Saying, "I know how you feel"
When we tell adolescents "I know how you feel," we are actually telling them that they can't talk to us because they know that we don't know how they feel. Since grief is a unique experience for every individual, it is impossible to know exactly what another grieving person is feeling. Past experiences, plus a host of other unique dynamics in a person's life, work together to form a singular grief experience for every individual.
Putting unrealistic responsibility on the adolescent
For example, a young adolescent's father just died in a car accident. A caring adult puts his arm around the boy shortly after the funeral and says, "You have to be the man of the house now and take care of your mother and little sister." This young adolescent has just lost his father. He will usually wonder if he can care for himself, let alone his mother or younger sister. The possibility of the adolescent having to be "the man of the house" is what the adolescent doesn't need.

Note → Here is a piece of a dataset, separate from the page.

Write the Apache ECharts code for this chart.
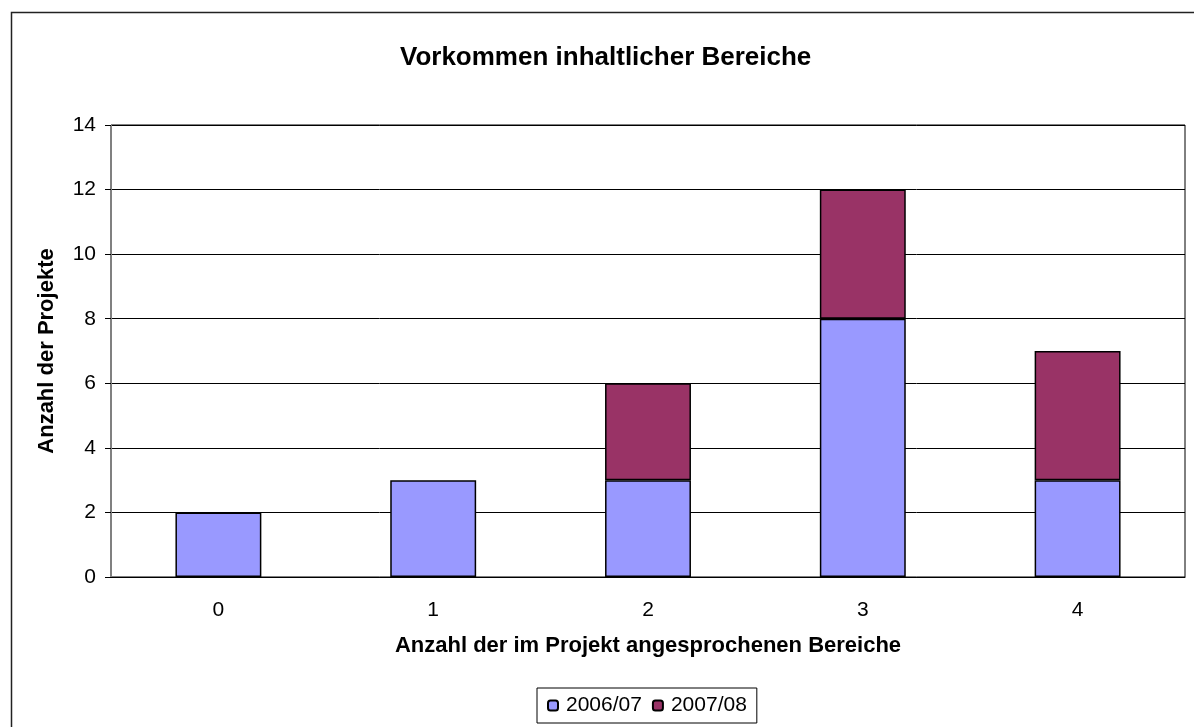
<!DOCTYPE html>
<html>
<head>
<meta charset="utf-8">
<script src="https://cdn.jsdelivr.net/npm/echarts@6/dist/echarts.min.js"></script>
<style>
  html, body { margin: 0; padding: 0; background: #fff; }
  #chart { width: 1194px; height: 727px; }
</style>
</head>
<body>
<div id="chart"></div>
<script>
// data
const categories = ['0', '1', '2', '3', '4']
const series0607 = [2, 3, 3, 8, 3]
const series0708 = [null, null, 3, 4, 4]
const seriesNames = ['2006/07', '2007/08']

const font = '"Liberation Sans", Arial, sans-serif'

const chart = echarts.init(document.getElementById('chart'))

chart.setOption({
  animation: false,
  backgroundColor: '#fff',
  textStyle: { fontFamily: font, color: '#000' },
  title: {
    text: 'Vorkommen inhaltlicher Bereiche',
    left: 395,
    top: 40,
    textStyle: { fontFamily: font, fontSize: 26, fontWeight: 'bold', color: '#000' }
  },
  graphic: [{
    type: 'rect',
    shape: { x: 11.5, y: 12.5, width: 1300, height: 900 },
    style: { fill: 'none', stroke: '#222', lineWidth: 1.5 },
    silent: true
  }],
  legend: {
    data: seriesNames,
    left: 537,
    top: 688,
    padding: [7, 10, 7, 10],
    itemWidth: 10,
    itemHeight: 10,
    itemGap: 10,
    borderColor: '#000',
    borderWidth: 1,
    textStyle: { fontFamily: font, fontSize: 21, color: '#000', padding: [0, 0, 0, 3] }
  },
  grid: {
    left: 111,
    right: 9,
    top: 125,
    bottom: 150,
    show: true,
    borderColor: '#000',
    borderWidth: 1
  },
  xAxis: {
    type: 'category',
    data: categories,
    name: 'Anzahl der im Projekt angesprochenen Bereiche',
    nameLocation: 'middle',
    nameGap: 58,
    nameTextStyle: { fontFamily: font, fontSize: 22, fontWeight: 'bold', color: '#000' },
    axisLine: { lineStyle: { color: '#000', width: 1 } },
    axisTick: { show: false },
    axisLabel: { fontFamily: font, fontSize: 21, color: '#000', margin: 23 }
  },
  yAxis: {
    type: 'value',
    min: 0,
    max: 14,
    interval: 2,
    name: 'Anzahl der Projekte',
    nameLocation: 'middle',
    nameGap: 53,
    nameTextStyle: { fontFamily: font, fontSize: 22, fontWeight: 'bold', color: '#000' },
    axisLine: { show: true, lineStyle: { color: '#808080', width: 1 } },
    axisTick: { show: true, length: 6, lineStyle: { color: '#000' } },
    axisLabel: { fontFamily: font, fontSize: 21, color: '#000', margin: 15 },
    splitLine: { show: true, lineStyle: { color: '#000', width: 1 } }
  },
  series: [{
    name: seriesNames[0],
    type: 'bar',
    stack: 'total',
    barWidth: '40%',
    data: series0607,
    itemStyle: { color: '#9999FF', borderColor: '#000', borderWidth: 1.5 }
  }, {
    name: seriesNames[1],
    type: 'bar',
    stack: 'total',
    barWidth: '40%',
    data: series0708,
    itemStyle: { color: '#993366', borderColor: '#000', borderWidth: 1.5 }
  }]
})
</script>
</body>
</html>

Saying, "If you need me, call me"
This call rarely happens and, to be frankly honest, the person who offers the help knows that in most cases they will not get a call. Many times the grieving person is so consumed by his grief he either forgets the offer or is in too much pain to call. Because of this, the "caring" adult has taken himself off the hook. Therefore, in reality, the "If you need me, call me" statement is a cop-out. It communicates to adolescents that "we really would rather not get involved unless we have to." The adolescent, like the grieving adult, can draw this conclusion rather simply; you don't want to be involved in a situation that is depressing and painful.
Minimizing the loss
"At least you still have your mother." "At least you still have other brothers and sisters." "At least you were expecting her to die." "At least he went quickly and didn't suffer." We have all too often heard these "well-meaning" statements made to grieving adolescents by "well-meaning" adults. We should never minimize the loss of a loved one to anybody. Since the adolescent is feeling very sad, the caring adult lays guilt upon the adolescent for feeling so sad. These types of statements can communicate to the adolescent that the adult has absolutely no insight as to what he or she is going through and will obviously be of no help.
The list can go on and on; however, these are the most common mistakes that we have witnessed in our experiences. Please don't beat yourself up if you have made some of these mistakes; just move forward in trying to make a positive difference in the lives of adolescents grieving the loss of a loved one.